──────── Recorded information ────────
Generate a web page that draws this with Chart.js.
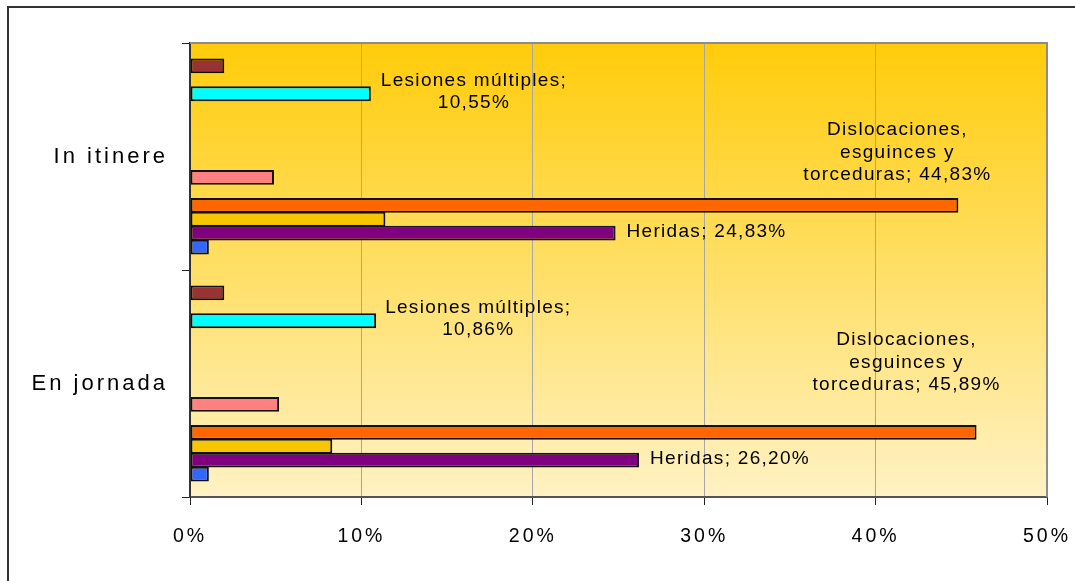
<!DOCTYPE html>
<html>
<head>
<meta charset="utf-8">
<script src="https://cdn.jsdelivr.net/npm/chart.js@4.4.1/dist/chart.umd.min.js"></script>
<style>
    html, body { margin: 0; padding: 0; background: #fff; }
    #wrap { position: relative; width: 1075px; height: 581px; overflow: hidden; }
    canvas { display: block; }
</style>
</head>
<body>
<div id="wrap"><canvas id="chart" width="1075" height="581"></canvas></div>
<script>
// Categories (top to bottom)
const categories = ['In itinere', 'En jornada'];

// Series values in %, one value per category
const otrasVals = [1.1, 1.1];
const heridasVals = [24.83, 26.20];
const fracturasVals = [11.4, 8.3];
const dislocVals = [44.83, 45.89];
const vacia5Vals = [null, null];
const quemadurasVals = [4.9, 5.2];
const vacia7Vals = [null, null];
const vacia8Vals = [null, null];
const vacia9Vals = [null, null];
const vacia10Vals = [null, null];
const vacia11Vals = [null, null];
const lesionesVals = [10.55, 10.86];
const vacia13Vals = [null, null];
const amputVals = [2.0, 2.0];

// X axis ticks
const xTickValues = [0, 10, 20, 30, 40, 50];

const FONT = '"Liberation Sans", Arial, sans-serif';

// Series in Excel order (bottom of the group first)
const series = [
    { name: 'Otras', data: otrasVals, color: '#3366FF' },
    { name: 'Heridas', data: heridasVals, color: '#800080' },
    { name: 'Fracturas', data: fracturasVals, color: '#F7C600' },
    { name: 'Dislocaciones, esguinces y torceduras', data: dislocVals, color: '#FF6600' },
    { name: 'Serie 5', data: vacia5Vals, color: '#999999' },
    { name: 'Quemaduras', data: quemadurasVals, color: '#FF8080' },
    { name: 'Serie 7', data: vacia7Vals, color: '#999999' },
    { name: 'Serie 8', data: vacia8Vals, color: '#999999' },
    { name: 'Serie 9', data: vacia9Vals, color: '#999999' },
    { name: 'Serie 10', data: vacia10Vals, color: '#999999' },
    { name: 'Serie 11', data: vacia11Vals, color: '#999999' },
    { name: 'Lesiones múltiples', data: lesionesVals, color: '#00FFFF' },
    { name: 'Serie 13', data: vacia13Vals, color: '#999999' },
    { name: 'Amputaciones', data: amputVals, color: '#993333' }
];

// Chart.js puts the first dataset at the top of each group
const datasets = series.slice().reverse().map(s => ({
    label: s.name,
    data: s.data,
    backgroundColor: s.color,
    borderColor: '#111',
    borderWidth: 2,
    borderSkipped: false,
    categoryPercentage: 0.86,
    barPercentage: 1.06
}));

function fmt(v) {
    return v.toFixed(2).replace('.', ',') + '%';
}

// Label layouts: how each visible data label is placed next to its bar
const labelSpecs = [
    { series: 'Heridas', lines: v => ['Heridas; ' + fmt(v)], mode: 'right', offs: [[11, -1], [11, -1]] },
    { series: 'Lesiones múltiples', lines: v => ['Lesiones múltiples;', fmt(v)], mode: 'rightBlock', offs: [[10, -2], [9, -2]] },
    { series: 'Dislocaciones, esguinces y torceduras', lines: v => ['Dislocaciones,', 'esguinces y', 'torceduras; ' + fmt(v)], mode: 'center', offs: [[-61, -53], [-70, -70]] }
];

const plotDecor = {
    id: 'plotDecor',
    beforeLayout(chart) {
        chart.ctx.letterSpacing = '3px';
    },
    beforeDraw(chart) {
        const ctx = chart.ctx;
        const a = chart.chartArea;
        ctx.letterSpacing = '3px';
        const g = ctx.createLinearGradient(0, a.top, 0, a.bottom);
        g.addColorStop(0, '#FFCC0A');
        g.addColorStop(1, '#FFF2C4');
        ctx.save();
        ctx.fillStyle = g;
        ctx.fillRect(a.left, a.top, a.right - a.left, a.bottom - a.top);
        ctx.restore();
    },
    beforeDatasetsDraw(chart) {
        const ctx = chart.ctx;
        const a = chart.chartArea;
        ctx.save();
        ctx.strokeStyle = '#8C8C8C';
        ctx.lineWidth = 2;
        ctx.beginPath();
        ctx.moveTo(a.left, a.top);
        ctx.lineTo(a.right, a.top);
        ctx.lineTo(a.right, a.bottom);
        ctx.stroke();
        ctx.restore();
    },
    afterDatasetsDraw(chart) {
        const ctx = chart.ctx;
        ctx.save();
        ctx.font = '19px ' + FONT;
        ctx.letterSpacing = '1.3px';
        ctx.fillStyle = '#000';
        ctx.textBaseline = 'middle';
        const lineH = 22.5;
        labelSpecs.forEach(spec => {
            const dsIndex = chart.data.datasets.findIndex(d => d.label === spec.series);
            const meta = chart.getDatasetMeta(dsIndex);
            meta.data.forEach((bar, i) => {
                const v = chart.data.datasets[dsIndex].data[i];
                if (v == null) return;
                const lines = spec.lines(v);
                const [dx, dy] = spec.offs[i];
                const n = lines.length;
                if (spec.mode === 'right') {
                    ctx.textAlign = 'left';
                    ctx.fillText(lines[0], bar.x + dx, bar.y + dy);
                    return;
                }
                let cx = bar.x + dx;
                if (spec.mode === 'rightBlock') {
                    const maxW = Math.max(...lines.map(t => ctx.measureText(t).width));
                    cx = bar.x + dx + maxW / 2;
                }
                ctx.textAlign = 'center';
                lines.forEach((t, k) => {
                    ctx.fillText(t, cx, bar.y + dy + (k - (n - 1) / 2) * lineH);
                });
            });
        });
        ctx.restore();
    },
    afterDraw(chart) {
        // outer frame of the chart object (cropped on the right and bottom)
        const ctx = chart.ctx;
        ctx.save();
        ctx.strokeStyle = '#333';
        ctx.lineWidth = 2;
        ctx.beginPath();
        ctx.moveTo(8, 590);
        ctx.lineTo(8, 7);
        ctx.lineTo(1080, 7);
        ctx.stroke();
        ctx.restore();
    }
};

const ctx = document.getElementById('chart').getContext('2d');
const chart = new Chart(ctx, {
    type: 'bar',
    data: {
        labels: categories,
        datasets: datasets
    },
    options: {
        indexAxis: 'y',
        responsive: false,
        devicePixelRatio: 1,
        animation: false,
        layout: {
            padding: { left: 0, top: 43, right: 28, bottom: 0 }
        },
        plugins: {
            legend: { display: false },
            tooltip: { enabled: false }
        },
        scales: {
            x: {
                type: 'linear',
                min: 0,
                max: 50,
                afterBuildTicks(scale) {
                    scale.ticks = xTickValues.map(v => ({ value: v }));
                },
                afterFit(scale) {
                    scale.height = 84;
                    scale.paddingLeft = 0;
                    scale.paddingRight = 0;
                },
                grid: {
                    color: '#A6A6A6',
                    lineWidth: 1,
                    tickColor: '#222',
                    tickLength: 8
                },
                border: { color: '#555', width: 2 },
                ticks: {
                    padding: 20,
                    color: '#000',
                    font: { family: FONT, size: 19.5 },
                    callback: v => v + '%'
                }
            },
            y: {
                type: 'category',
                offset: true,
                afterFit(scale) {
                    scale.width = 190;
                    scale.paddingTop = 0;
                    scale.paddingBottom = 0;
                },
                grid: {
                    offset: true,
                    drawOnChartArea: false,
                    color: '#222',
                    tickLength: 8
                },
                border: { color: '#333', width: 2 },
                ticks: {
                    padding: 14,
                    color: '#000',
                    font: { family: FONT, size: 22 }
                }
            }
        }
    },
    plugins: [plotDecor]
});
</script>
</body>
</html>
────────
Without the pictures, print the whole listing exactly as given.

Generate a web page that draws this with Chart.js.
<!DOCTYPE html>
<html>
<head>
<meta charset="utf-8">
<script src="https://cdn.jsdelivr.net/npm/chart.js@4.4.1/dist/chart.umd.min.js"></script>
<style>
    html, body { margin: 0; padding: 0; background: #fff; }
    #wrap { position: relative; width: 1075px; height: 581px; overflow: hidden; }
    canvas { display: block; }
</style>
</head>
<body>
<div id="wrap"><canvas id="chart" width="1075" height="581"></canvas></div>
<script>
// Categories (top to bottom)
const categories = ['In itinere', 'En jornada'];

// Series values in %, one value per category
const otrasVals = [1.1, 1.1];
const heridasVals = [24.83, 26.20];
const fracturasVals = [11.4, 8.3];
const dislocVals = [44.83, 45.89];
const vacia5Vals = [null, null];
const quemadurasVals = [4.9, 5.2];
const vacia7Vals = [null, null];
const vacia8Vals = [null, null];
const vacia9Vals = [null, null];
const vacia10Vals = [null, null];
const vacia11Vals = [null, null];
const lesionesVals = [10.55, 10.86];
const vacia13Vals = [null, null];
const amputVals = [2.0, 2.0];

// X axis ticks
const xTickValues = [0, 10, 20, 30, 40, 50];

const FONT = '"Liberation Sans", Arial, sans-serif';

// Series in Excel order (bottom of the group first)
const series = [
    { name: 'Otras', data: otrasVals, color: '#3366FF' },
    { name: 'Heridas', data: heridasVals, color: '#800080' },
    { name: 'Fracturas', data: fracturasVals, color: '#F7C600' },
    { name: 'Dislocaciones, esguinces y torceduras', data: dislocVals, color: '#FF6600' },
    { name: 'Serie 5', data: vacia5Vals, color: '#999999' },
    { name: 'Quemaduras', data: quemadurasVals, color: '#FF8080' },
    { name: 'Serie 7', data: vacia7Vals, color: '#999999' },
    { name: 'Serie 8', data: vacia8Vals, color: '#999999' },
    { name: 'Serie 9', data: vacia9Vals, color: '#999999' },
    { name: 'Serie 10', data: vacia10Vals, color: '#999999' },
    { name: 'Serie 11', data: vacia11Vals, color: '#999999' },
    { name: 'Lesiones múltiples', data: lesionesVals, color: '#00FFFF' },
    { name: 'Serie 13', data: vacia13Vals, color: '#999999' },
    { name: 'Amputaciones', data: amputVals, color: '#993333' }
];

// Chart.js puts the first dataset at the top of each group
const datasets = series.slice().reverse().map(s => ({
    label: s.name,
    data: s.data,
    backgroundColor: s.color,
    borderColor: '#111',
    borderWidth: 2,
    borderSkipped: false,
    categoryPercentage: 0.86,
    barPercentage: 1.06
}));

function fmt(v) {
    return v.toFixed(2).replace('.', ',') + '%';
}

// Label layouts: how each visible data label is placed next to its bar
const labelSpecs = [
    { series: 'Heridas', lines: v => ['Heridas; ' + fmt(v)], mode: 'right', offs: [[11, -1], [11, -1]] },
    { series: 'Lesiones múltiples', lines: v => ['Lesiones múltiples;', fmt(v)], mode: 'rightBlock', offs: [[10, -2], [9, -2]] },
    { series: 'Dislocaciones, esguinces y torceduras', lines: v => ['Dislocaciones,', 'esguinces y', 'torceduras; ' + fmt(v)], mode: 'center', offs: [[-61, -53], [-70, -70]] }
];

const plotDecor = {
    id: 'plotDecor',
    beforeLayout(chart) {
        chart.ctx.letterSpacing = '3px';
    },
    beforeDraw(chart) {
        const ctx = chart.ctx;
        const a = chart.chartArea;
        ctx.letterSpacing = '3px';
        const g = ctx.createLinearGradient(0, a.top, 0, a.bottom);
        g.addColorStop(0, '#FFCC0A');
        g.addColorStop(1, '#FFF2C4');
        ctx.save();
        ctx.fillStyle = g;
        ctx.fillRect(a.left, a.top, a.right - a.left, a.bottom - a.top);
        ctx.restore();
    },
    beforeDatasetsDraw(chart) {
        const ctx = chart.ctx;
        const a = chart.chartArea;
        ctx.save();
        ctx.strokeStyle = '#8C8C8C';
        ctx.lineWidth = 2;
        ctx.beginPath();
        ctx.moveTo(a.left, a.top);
        ctx.lineTo(a.right, a.top);
        ctx.lineTo(a.right, a.bottom);
        ctx.stroke();
        ctx.restore();
    },
    afterDatasetsDraw(chart) {
        const ctx = chart.ctx;
        ctx.save();
        ctx.font = '19px ' + FONT;
        ctx.letterSpacing = '1.3px';
        ctx.fillStyle = '#000';
        ctx.textBaseline = 'middle';
        const lineH = 22.5;
        labelSpecs.forEach(spec => {
            const dsIndex = chart.data.datasets.findIndex(d => d.label === spec.series);
            const meta = chart.getDatasetMeta(dsIndex);
            meta.data.forEach((bar, i) => {
                const v = chart.data.datasets[dsIndex].data[i];
                if (v == null) return;
                const lines = spec.lines(v);
                const [dx, dy] = spec.offs[i];
                const n = lines.length;
                if (spec.mode === 'right') {
                    ctx.textAlign = 'left';
                    ctx.fillText(lines[0], bar.x + dx, bar.y + dy);
                    return;
                }
                let cx = bar.x + dx;
                if (spec.mode === 'rightBlock') {
                    const maxW = Math.max(...lines.map(t => ctx.measureText(t).width));
                    cx = bar.x + dx + maxW / 2;
                }
                ctx.textAlign = 'center';
                lines.forEach((t, k) => {
                    ctx.fillText(t, cx, bar.y + dy + (k - (n - 1) / 2) * lineH);
                });
            });
        });
        ctx.restore();
    },
    afterDraw(chart) {
        // outer frame of the chart object (cropped on the right and bottom)
        const ctx = chart.ctx;
        ctx.save();
        ctx.strokeStyle = '#333';
        ctx.lineWidth = 2;
        ctx.beginPath();
        ctx.moveTo(8, 590);
        ctx.lineTo(8, 7);
        ctx.lineTo(1080, 7);
        ctx.stroke();
        ctx.restore();
    }
};

const ctx = document.getElementById('chart').getContext('2d');
const chart = new Chart(ctx, {
    type: 'bar',
    data: {
        labels: categories,
        datasets: datasets
    },
    options: {
        indexAxis: 'y',
        responsive: false,
        devicePixelRatio: 1,
        animation: false,
        layout: {
            padding: { left: 0, top: 43, right: 28, bottom: 0 }
        },
        plugins: {
            legend: { display: false },
            tooltip: { enabled: false }
        },
        scales: {
            x: {
                type: 'linear',
                min: 0,
                max: 50,
                afterBuildTicks(scale) {
                    scale.ticks = xTickValues.map(v => ({ value: v }));
                },
                afterFit(scale) {
                    scale.height = 84;
                    scale.paddingLeft = 0;
                    scale.paddingRight = 0;
                },
                grid: {
                    color: '#A6A6A6',
                    lineWidth: 1,
                    tickColor: '#222',
                    tickLength: 8
                },
                border: { color: '#555', width: 2 },
                ticks: {
                    padding: 20,
                    color: '#000',
                    font: { family: FONT, size: 19.5 },
                    callback: v => v + '%'
                }
            },
            y: {
                type: 'category',
                offset: true,
                afterFit(scale) {
                    scale.width = 190;
                    scale.paddingTop = 0;
                    scale.paddingBottom = 0;
                },
                grid: {
                    offset: true,
                    drawOnChartArea: false,
                    color: '#222',
                    tickLength: 8
                },
                border: { color: '#333', width: 2 },
                ticks: {
                    padding: 14,
                    color: '#000',
                    font: { family: FONT, size: 22 }
                }
            }
        }
    },
    plugins: [plotDecor]
});
</script>
</body>
</html>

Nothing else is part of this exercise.